読みもの
町とNew Me! 第3回 「旧猪股邸」
2020.10.02
いつも通っている町なのに、そこには知らないことがたくさんある。
身近な町をもっと知れば、きっと自分の世界が広がるはず。
みなさん、こんにちは。えりかです。
学生の目線で、身近な町の知らない素顔を紹介していく連載「町とNew Me!」。
毎回、町の魅力あるポイントをピックアップしていきます!(取材日:2019年12月17日)
第3回目にご紹介するのは、旧猪股邸。
1964年に文化勲章を受章した建築家・吉田五十八(よしだいそや)氏の設計による建築です。
成城大学から徒歩10分ほどの場所に、静かに佇んでいます。

旧猪股邸にはボランティアスタッフの方がいらっしゃるので、気軽に解説を聴くことができます。取材時にも、そのスタッフの方にお話を伺いました。
旧猪股邸は、労務行政研究所1の理事長を務めた故・猪股猛氏ご夫妻の邸宅として1967年に建てられました。歴史的価値があるとして保存されており、現在は一般公開されています。
設計をした吉田五十八氏とは、近代数寄屋建築で有名な建築家です。
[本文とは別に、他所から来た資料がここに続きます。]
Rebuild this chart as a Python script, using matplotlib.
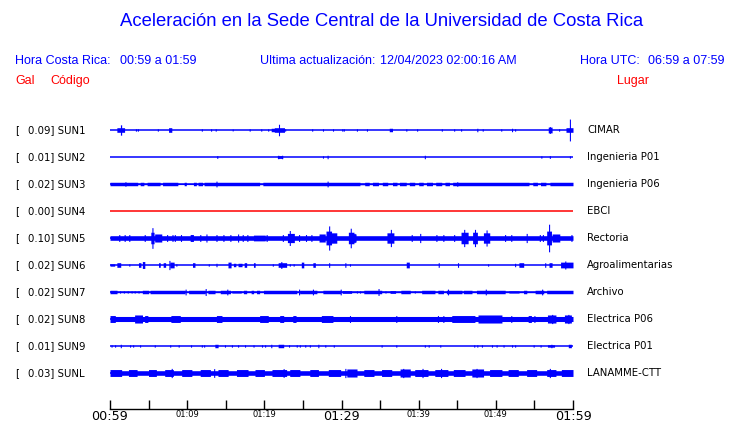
import numpy as np
import matplotlib
matplotlib.use("Agg")
import matplotlib.pyplot as plt

# ---------------- data ----------------
codes = ["SUN1", "SUN2", "SUN3", "SUN4", "SUN5", "SUN6", "SUN7", "SUN8", "SUN9", "SUNL"]
places = ["CIMAR", "Ingenieria P01", "Ingenieria P06", "EBCI", "Rectoria",
          "Agroalimentarias", "Archivo", "Electrica P06", "Electrica P01", "LANAMME-CTT"]
peak_gal = [0.09, 0.01, 0.02, 0.00, 0.10, 0.02, 0.02, 0.02, 0.01, 0.03]
trace_colors = ["blue", "blue", "blue", "red", "blue", "blue", "blue", "blue", "blue", "blue"]

# minutes after 00:59 (0..60); envelope half-amplitudes in relative units
base_level = [0, 0, 1.5, 0, 2.0, 0, 0.6, 2.2, 0, 2.0]

quiet_segments = {
    "SUN3": [(3.6, 3.9, 0.6), (4.4, 4.8, 0.6), (6.5, 6.8, 0.6), (8.8, 9.6, 0.5), (9.9, 10.8, 0.5),
             (11.2, 11.4, 0.6), (12.0, 12.2, 0.6), (19.4, 19.8, 0.6), (32.4, 33.0, 0.7), (33.6, 34.0, 0.6),
             (34.8, 35.3, 0.6), (36.0, 36.6, 0.6), (37.2, 37.5, 0.6), (38.4, 38.8, 0.6), (39.5, 40.0, 0.6),
             (40.6, 41.0, 0.6), (41.8, 42.2, 0.6), (43.0, 43.4, 0.6), (44.0, 44.4, 0.6), (54.3, 54.8, 0.6),
             (55.4, 55.8, 0.6), (56.5, 57.0, 0.6)],
}

blocks = {
    "SUN1": [(0.9, 1.9, 2), (7.6, 8.0, 2), (20.9, 21.3, 1.5), (21.3, 22.6, 2), (36.2, 36.6, 1.5),
             (56.8, 57.3, 2.5), (59.1, 60, 2)],
    "SUN2": [(21.7, 22.4, 1.2)],
    "SUN5": [(5.3, 5.7, 5), (5.8, 6.7, 3.5), (10.4, 10.8, 3), (18.6, 20.1, 2.5), (23.0, 23.9, 4),
             (27.1, 27.9, 3.5), (28.0, 28.7, 6), (28.7, 29.4, 4.5), (30.9, 31.6, 5), (31.6, 31.9, 3.5),
             (35.9, 36.8, 4.5), (45.5, 46.4, 5), (47.0, 47.6, 5), (48.4, 49.2, 4.5), (56.6, 57.2, 6),
             (57.3, 58.3, 3.5)],
    "SUN6": [(0, 0.6, 1), (0.9, 1.4, 2), (3.7, 4.0, 2), (4.2, 4.5, 3), (6.3, 6.5, 2), (6.9, 7.2, 2),
             (7.8, 8.3, 2.5), (10.7, 11.0, 2), (15.3, 15.7, 2.5), (16.0, 16.3, 1.5), (16.6, 17.1, 1.5),
             (17.4, 17.7, 2), (18.6, 18.8, 2), (21.8, 22.9, 2), (24.8, 25.1, 2.5), (26.3, 26.6, 2),
             (38.4, 38.8, 2.5), (53.0, 53.6, 2), (56.9, 57.3, 2), (58.4, 60, 2.5)],
    "SUN7": [(0, 0.9, 1.5), (4.2, 5.0, 1.5), (5.2, 9.7, 1.5), (10.2, 12.3, 1.5), (12.7, 13.6, 1.5),
             (14.3, 15.6, 1.5), (15.8, 17.0, 1.0), (17.3, 17.7, 1.5), (18.3, 18.6, 1.5), (19.0, 19.4, 1.5),
             (19.9, 24.2, 1.5), (24.6, 26.8, 1.5), (27.6, 29.9, 1.5), (30.1, 31.3, 1.2), (32.9, 35.2, 1.5),
             (36.3, 37.0, 1.2), (37.7, 38.9, 1.5), (40.4, 42.1, 1.5), (42.5, 43.2, 1.5), (43.6, 45.6, 1.5),
             (45.8, 46.9, 1.5), (47.5, 51.2, 1.5), (51.7, 53.0, 1.0), (53.6, 54.0, 1.5), (55.1, 56.2, 1.5),
             (56.6, 60, 1.5)],
    "SUN8": [(0, 0.7, 3), (3.2, 4.2, 3.5), (4.5, 4.9, 3), (7.9, 9.1, 3), (13.8, 14.5, 3), (19.4, 20.5, 3),
             (22.0, 22.5, 3), (23.7, 24.1, 3), (27.4, 28.9, 3), (44.3, 47.3, 3), (47.7, 50.8, 3.5),
             (54.2, 54.6, 3), (56.7, 57.8, 3.5), (58.9, 59.8, 3.5)],
    "SUN9": [(13.6, 14.0, 1.5), (21.8, 22.5, 1.5), (56.7, 57.6, 1.0), (59.4, 59.8, 1.5)],
    "SUNL": [(0, 1.5, 3), (2.4, 3.5, 3), (5.0, 6.0, 3), (7.1, 8.2, 3), (9.3, 10.6, 3), (11.7, 13.0, 3),
             (14.0, 15.3, 3), (16.4, 17.9, 3), (18.8, 20.0, 3), (21.0, 22.9, 3), (23.3, 24.6, 3),
             (25.9, 27.0, 3), (28.3, 29.9, 3), (30.7, 32.0, 3.5), (32.9, 34.2, 3), (35.2, 36.5, 3),
             (37.6, 38.9, 3.5), (39.5, 41.2, 3), (42.1, 43.8, 3), (44.5, 46.0, 3), (46.9, 48.4, 3.5),
             (49.2, 50.8, 3), (51.6, 52.9, 3), (54.0, 55.3, 3), (56.6, 57.8, 3), (58.5, 60, 3)],
}

spikes = {
    "SUN1": [(1.43, 4.5), (3.37, 1), (3.63, 1), (6.2, 1), (11.9, 1), (13.1, 1), (13.7, 1), (15.9, 0.8),
             (18.1, 1), (19.6, 1), (20.5, 1), (21.9, 5), (22.7, 1), (26.2, 1), (27.6, 1), (28.9, 1),
             (30.1, 1), (30.3, 1), (32.0, 1), (33.3, 1), (38.4, 1), (39.8, 1), (43.0, 1), (44.6, 1),
             (45.5, 1), (47.6, 1.5), (48.3, 1), (50.7, 1), (52.1, 1.5), (52.5, 1), (57.0, 3), (58.2, 1),
             (59.6, 9.5)],
    "SUN2": [(13.9, 1.2), (21.8, 1.5), (22.3, 1.5), (27.6, 1), (28.2, 1.5), (40.8, 1.5), (55.9, 1),
             (57.0, 1.2), (59.6, 1)],
    "SUN3": [(2.0, 2), (13.8, 2.5), (28.2, 2.5), (45.0, 2)],
    "SUN5": [(1.2, 3), (1.9, 3), (2.5, 3), (4.5, 3), (5.5, 9), (7.4, 3), (8.1, 3), (8.4, 3), (9.2, 3),
             (11.7, 3), (12.5, 3.5), (13.8, 3), (14.7, 3), (15.6, 3), (16.6, 3.5), (17.2, 3), (17.8, 3),
             (20.3, 3), (22.4, 3), (23.3, 6.5), (24.5, 3), (25.4, 3), (26.1, 3), (28.4, 10.5), (31.2, 8.5),
             (31.7, 4), (36.4, 7.5), (39.1, 3), (40.2, 4), (42.3, 3), (43.2, 3), (44.6, 3), (45.9, 7.5),
             (47.3, 7.5), (48.8, 7), (51.2, 3), (52.0, 3), (54.0, 4), (55.7, 3), (56.1, 3), (56.9, 12),
             (59.8, 3)],
    "SUN6": [(2.5, 1), (7.7, 4), (8.6, 1), (12.8, 1), (13.8, 1.5), (21.1, 1), (22.2, 3), (23.3, 1),
             (23.8, 1), (28.4, 2), (30.5, 2), (31.1, 1), (42.6, 2), (45.1, 2), (49.0, 1), (52.5, 1.5),
             (56.4, 2), (59.0, 3.5)],
    "SUN7": [(1.3, 1), (1.8, 1), (2.3, 1), (2.8, 1), (3.2, 1), (3.7, 1), (9.8, 2.5), (12.4, 3),
             (15.2, 2.5), (24.5, 2.5), (26.3, 2.5), (29.9, 2.5), (32.0, 1), (32.4, 1), (34.8, 3),
             (35.7, 1), (39.5, 1), (43.8, 2.5), (48.7, 2.5), (56.0, 2.5)],
    "SUN8": [(20.0, 3), (31.1, 3), (37.1, 3), (42.5, 3), (43.2, 3), (52.0, 3), (55.0, 3), (57.3, 4),
             (59.4, 4)],
    "SUN9": [(0.2, 1), (0.65, 1), (1.4, 1.5), (2.6, 1), (3.0, 1), (3.9, 1), (5.8, 1), (7.8, 1), (8.9, 1),
             (10.5, 1), (11.9, 1), (12.2, 1), (14.9, 1), (15.8, 1), (16.6, 1), (17.5, 1), (18.6, 1),
             (19.7, 1), (20.1, 1), (20.9, 1.5), (23.2, 1), (24.2, 1), (24.6, 1), (25.3, 1), (25.9, 1),
             (27.0, 1.5), (27.9, 1), (29.0, 1), (35.2, 1), (37.1, 1), (40.8, 1), (41.3, 1), (42.8, 1),
             (47.2, 1), (47.6, 1), (48.2, 1), (49.5, 1), (50.1, 1), (51.0, 1), (52.1, 1), (52.5, 1),
             (54.9, 1), (55.8, 1), (57.2, 1.5)],
    "SUNL": [(8.0, 4), (13.5, 3.8), (22.5, 3.8), (30.5, 4), (38.0, 4), (40.5, 4), (42.9, 4), (47.5, 4),
             (57.0, 4)],
}

tick_minutes = list(range(0, 61, 5))
tick_labels = ["00:59", "", "01:09", "", "01:19", "", "01:29", "", "01:39", "", "01:49", "", "01:59"]
big_labels = ["00:59", "01:29", "01:59"]

title = "Aceleración en la Sede Central de la Universidad de Costa Rica"

# ---------------- layout ----------------
W, H = 740, 423
fig = plt.figure(figsize=(W / 100, H / 100), dpi=100)
fig.patch.set_facecolor("white")

def fx(px):
    return px / W

def fy(py):
    return 1 - py / H

SANS = "Liberation Sans"
DV = "DejaVu Sans"

x0, x1 = 110, 573
ytop, ybot = 105, 398
ax = fig.add_axes([fx(x0), fy(ybot), (x1 - x0) / W, (ybot - ytop) / H])
ax.set_xlim(0, 60)
ax.set_ylim(ybot, ytop)
ax.axis("off")

gain = 1.15
t = np.linspace(0, 60, 3001)
row0, row_step = 130, 27
for i, code in enumerate(codes):
    yc = row0 + row_step * i
    env = np.full_like(t, float(base_level[i]))
    for (a, b, lev) in quiet_segments.get(code, []):
        env[(t >= a) & (t <= b)] = lev
    for (a, b, lev) in blocks.get(code, []):
        m = (t >= a) & (t <= b)
        env[m] = np.maximum(env[m], lev)
    for (c, lev) in spikes.get(code, []):
        m = (t >= c - 0.07) & (t <= c + 0.07)
        env[m] = np.maximum(env[m], lev)
    env = env * gain
    col = trace_colors[i]
    ax.fill_between(t, yc - env, yc + env, color=col, linewidth=0, step="mid")
    ax.plot([0, 60], [yc, yc], color=col, lw=1.1, solid_capstyle="butt")

    ty = fy(yc)
    fig.text(fx(15), ty, "[", family=DV, fontsize=7.3, va="center", ha="left")
    fig.text(fx(27.5), ty, f"{peak_gal[i]:.2f}] {code}", family=DV, fontsize=7.3,
             va="center", ha="left")
    fig.text(fx(587), ty, places[i], family=DV, fontsize=7.3, va="center", ha="left")

# time axis
tax = fig.add_axes([fx(x0), fy(409), (x1 - x0) / W, 9 / H])
tax.set_xlim(0, 60)
tax.set_ylim(0, 1)
for s in ["top", "left", "right"]:
    tax.spines[s].set_visible(False)
tax.spines["bottom"].set_linewidth(1.0)
tax.set_yticks([])
tax.set_xticks(tick_minutes)
tax.set_xticklabels(tick_labels, family=DV)
tax.tick_params(axis="x", direction="in", length=6.5, width=1.0, pad=0.6)
for lab in tax.get_xticklabels():
    lab.set_fontsize(9.2 if lab.get_text() in big_labels else 6)
tax.patch.set_alpha(0)

# header texts
blue = "#0000ff"
red = "#ff0000"
fig.text(fx(382), fy(22), title, family=SANS, fontsize=13.3, color=blue, ha="center", va="center")
fig.text(fx(15), fy(61), "Hora Costa Rica:", family=SANS, fontsize=9, color=blue, va="center")
fig.text(fx(120), fy(61), "00:59 a 01:59", family=SANS, fontsize=9, color=blue, va="center")
fig.text(fx(260), fy(61), "Ultima actualización:", family=SANS, fontsize=9, color=blue, va="center")
fig.text(fx(380), fy(61), "12/04/2023 02:00:16 AM", family=SANS, fontsize=9, color=blue, va="center")
fig.text(fx(580), fy(61), "Hora UTC:", family=SANS, fontsize=9, color=blue, va="center")
fig.text(fx(725), fy(61), "06:59 a 07:59", family=SANS, fontsize=9, color=blue, va="center", ha="right")
fig.text(fx(15), fy(81), "Gal", family=SANS, fontsize=9, color=red, va="center")
fig.text(fx(50), fy(81), "Código", family=SANS, fontsize=9, color=red, va="center")
fig.text(fx(649), fy(81), "Lugar", family=SANS, fontsize=9, color=red, va="center", ha="right")

fig.savefig("out.png", dpi=100, facecolor="white")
静岡県御殿場市にある岸信介邸 (現・東山旧岸邸)を造った方でもあります。旧猪股邸は彼の晩年の作品で、猪股氏は、もともと吉田氏と直接的なつながりはなかったそうですが、彼の建築に魅了され設計を依頼したそうです。
1、1930年創立。労働条件の検討・決定に携わる労使の実務担当者に向けての情報サービス企業として、情報誌「労政時報」を中心に書籍、WEB、セミナー等、数々のサービスを提供している。1949年(昭和24年)に労働省(現・厚生労働省)より財団法人として許可。(一般財団法人労務行政研究所ホームページ https://www.rosei.or.jp/ より)
それではさっそく、この建築の魅力をご紹介していきます!
玄関から入って正面にある居間は22畳あり、左手にある引き戸は庭園に向かって大きく開けられています。

かつて、部屋の真ん中に置かれていたソファに座ると、枠を額縁に見立てて庭が鑑賞できるようになっていたそうです。なんて粋な発想なのでしょう!
そのため、雨戸、網戸、ガラス戸、障子戸の4枚の戸は戸袋にきれいに収納されるようになっており、見た目がすっきりしていて美しいです。
現在はソファはありませんが、同じ高さの視点から、庭を眺めてみてはいかがでしょうか。
取材時は、植物がまだ芽吹いておらず少し寂しさがありましたが、春には、紅白の梅や黒侘助という椿などが咲くのをみられ、秋には、美しい紅葉がみられるそうです。
季節ごとにそれぞれ違った美しさを堪能することができるので、季節がめぐるたび訪れたくなりますね。
次に、食堂に行ってみましょう。ここの床は、桜の木の寄せ木張りになっています。一見、何の変哲もないように見えますが……。

よく見ると、床のパネルが正方形ではなく微妙にひし形になっていることがわかります。
これは、部屋が正方形に近い長方形になっているため、床のパネルをひし形にして、角の頂点がへりに合うように作られているのです。

見逃してしまいそうな部分にも、美しさを追求する工夫を凝らしていることがわかります。
また、浴室のシャワーや手すり、洋室のソファや三面鏡など多くの家具は当時のままになっています。

建物そのものも含め、ほとんどがきれいなまま保存されており、良質なものを丁寧に使っていたことがわかります。
旧猪股邸をめぐってみると、猪股氏ご夫妻の晩年の静かながら洗練された暮らしぶりが感じられるようでした。
猪股邸には、成城大学の正門から徒歩10分ほどで行くことができます。授業のない空きコマの時間で猪股邸に足を運べるのは、成城大生の特権です!ぜひ訪れてみてはいかがでしょうか。
ご協力:
旧猪股邸(成城五丁目猪股庭園)
東京都世田谷区成城5-12-19
TEL:03-6407-3311(一般財団法人 世田谷トラストまちづくり)
開園時間:午前9時30分から午後4時30分
休園日:毎週月曜日(但し、月曜が祝日の場合は次の平日)と年末年始(12月29日~1月3日)
入場無料
※現在、 新型コロナウイルス感染症予防対策のため、 ボランティアスタッフの方による解説案内は休止しております。 また、 団体(10名以上)でのご見学の申込は中止しております。